WORK TO BE COMPLETED → Would you copy the records below, exactly and only from their first line through the line containing "from matplotlib.ticker import", without any pictures?

(Dataset excerpt)
####################
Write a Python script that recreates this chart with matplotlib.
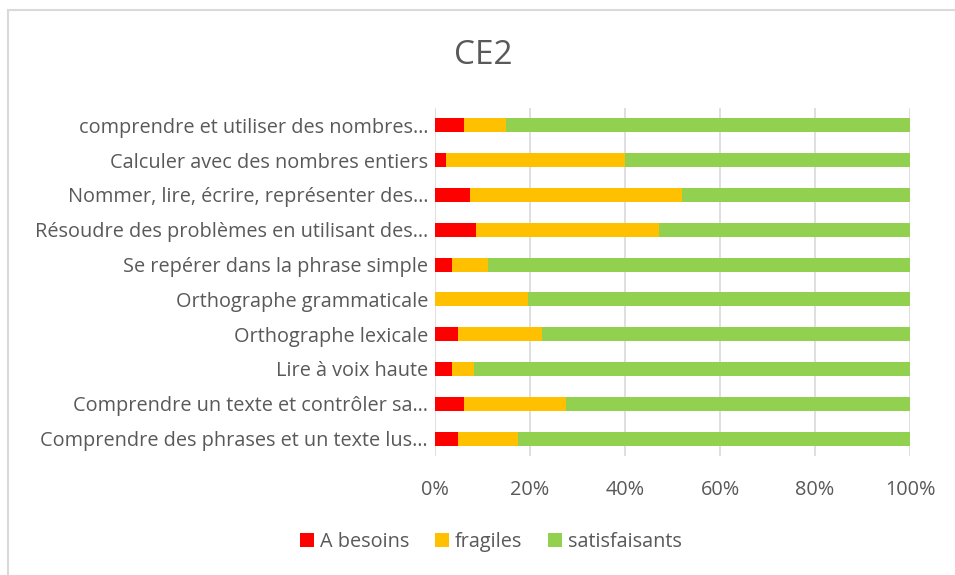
import matplotlib
matplotlib.use("Agg")
from matplotlib import pyplot as plt
from matplotlib.patches import Rectangle
from matplotlib.ticker import PercentFormatter

categories = [
    "comprendre et utiliser des nombres…",
    "Calculer avec des nombres entiers",
    "Nommer, lire, écrire, représenter des…",
    "Résoudre des problèmes en utilisant des…",
    "Se repérer dans la phrase simple",
    "Orthographe grammaticale",
    "Orthographe lexicale",
    "Lire à voix haute",
    "Comprendre un texte et contrôler sa…",
    "Comprendre des phrases et un texte lus…",
]
besoins = [6.1, 2.3, 7.4, 8.6, 3.6, 0.0, 4.8, 3.6, 6.1, 4.8]
fragiles = [8.8, 37.6, 44.7, 38.5, 7.6, 19.6, 17.7, 4.6, 21.5, 12.7]
satisfaisants = [85.1, 60.1, 47.9, 52.9, 88.8, 80.4, 77.5, 91.8, 72.4, 82.5]

plt.rcParams['font.family'] = ['Open Sans', 'DejaVu Sans']
grey = '#595959'
fs = 14.3

fig = plt.figure(figsize=(9.55, 5.75), dpi=100)
fig.set_facecolor('white')
# cadre du graphique (comme dans Excel)
fig.patches.append(Rectangle((8 / 955, -0.1), 1.2, 1.1 - 10 / 575,
                             transform=fig.transFigure, fill=False,
                             edgecolor='#d9d9d9', linewidth=1.5))

ax = fig.add_axes([435 / 955, 1 - 456 / 575, 475 / 955, 348 / 575])

y = list(range(len(categories)))[::-1]
left2 = [a for a in besoins]
left3 = [a + b for a, b in zip(besoins, fragiles)]
ax.barh(y, besoins, height=0.4, color='#ff0000', label='A besoins', zorder=3)
ax.barh(y, fragiles, left=left2, height=0.4, color='#ffc000', label='fragiles', zorder=3)
ax.barh(y, satisfaisants, left=left3, height=0.4, color='#92d050', label='satisfaisants', zorder=3)

ax.set_xlim(0, 100)
ax.set_ylim(-0.5, len(categories) - 0.5)
ax.set_xticks([0, 20, 40, 60, 80, 100])
ax.xaxis.set_major_formatter(PercentFormatter(decimals=0))
ax.set_yticks(y)
ax.set_yticklabels(categories)
ax.tick_params(axis='both', length=0, colors=grey, labelsize=fs)
ax.tick_params(axis='x', pad=17)
ax.tick_params(axis='y', pad=5)
ax.grid(axis='x', color='#d9d9d9', linewidth=1.2, zorder=0)
for s in ax.spines.values():
    s.set_visible(False)

fig.text(483 / 955, 1 - 55 / 575, 'CE2', ha='center', va='center',
         fontsize=24, color=grey)

fig.legend(loc='center', bbox_to_anchor=(491 / 955, 1 - 542 / 575), ncol=3,
           frameon=False, fontsize=fs, labelcolor=grey, handlelength=0.7,
           handleheight=0.7, handletextpad=0.3, columnspacing=1.3)

plt.savefig('out.png', dpi=100)
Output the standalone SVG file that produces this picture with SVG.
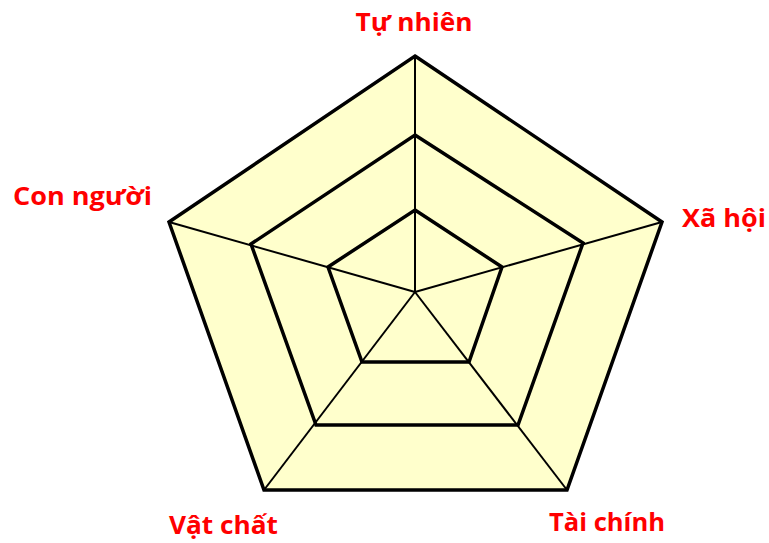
<svg xmlns="http://www.w3.org/2000/svg" width="769" height="543" viewBox="0 0 769 543">
<style>
.lbl{font-family:"Open Sans","Noto Sans","Liberation Sans",sans-serif;font-weight:bold;font-size:25px;fill:#FF0000}
.ring{fill:none;stroke:#000;stroke-width:3.5;stroke-linejoin:miter}
.spoke{stroke:#000;stroke-width:2}
</style>
<rect width="769" height="543" fill="#FFFFFF"/>
<g id="outer">
<polygon points="415,56 662,222 567,490 264,490 169,222" fill="#FFFFCC" stroke="none"/>
</g>
<g id="connectors">
<line class="spoke" x1="415" y1="292" x2="415" y2="56"/>
<line class="spoke" x1="415" y1="292" x2="662" y2="222"/>
<line class="spoke" x1="415" y1="292" x2="567" y2="490"/>
<line class="spoke" x1="415" y1="292" x2="264" y2="490"/>
<line class="spoke" x1="415" y1="292" x2="169" y2="222"/>
</g>
<g id="rings">
<polygon class="ring" points="415,56 662,222 567,490 264,490 169,222" stroke-width="3"/>
<polygon class="ring" points="415,135 583,243 518,425 316,425 251,244"/>
<polygon class="ring" points="415,210 502,267 469,362 362,362 328,267"/>
</g>
<g id="label-tu-nhien"><text class="lbl" x="414" y="31" text-anchor="middle" textLength="117" lengthAdjust="spacingAndGlyphs">Tự nhiên</text></g>
<g id="label-con-nguoi"><text class="lbl" x="13" y="205" textLength="139" lengthAdjust="spacingAndGlyphs">Con người</text></g>
<g id="label-xa-hoi"><text class="lbl" x="682" y="227" textLength="84" lengthAdjust="spacingAndGlyphs">Xã hội</text></g>
<g id="label-vat-chat"><text class="lbl" x="169" y="534" textLength="109" lengthAdjust="spacingAndGlyphs">Vật chất</text></g>
<g id="label-tai-chinh"><text class="lbl" x="549" y="531" textLength="116" lengthAdjust="spacingAndGlyphs">Tài chính</text></g>
</svg>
####################
SOLUTION TO THIS EXERCISE →
Write a Python script that recreates this chart with matplotlib.
import matplotlib
matplotlib.use("Agg")
from matplotlib import pyplot as plt
from matplotlib.patches import Rectangle
from matplotlib.ticker import PercentFormatter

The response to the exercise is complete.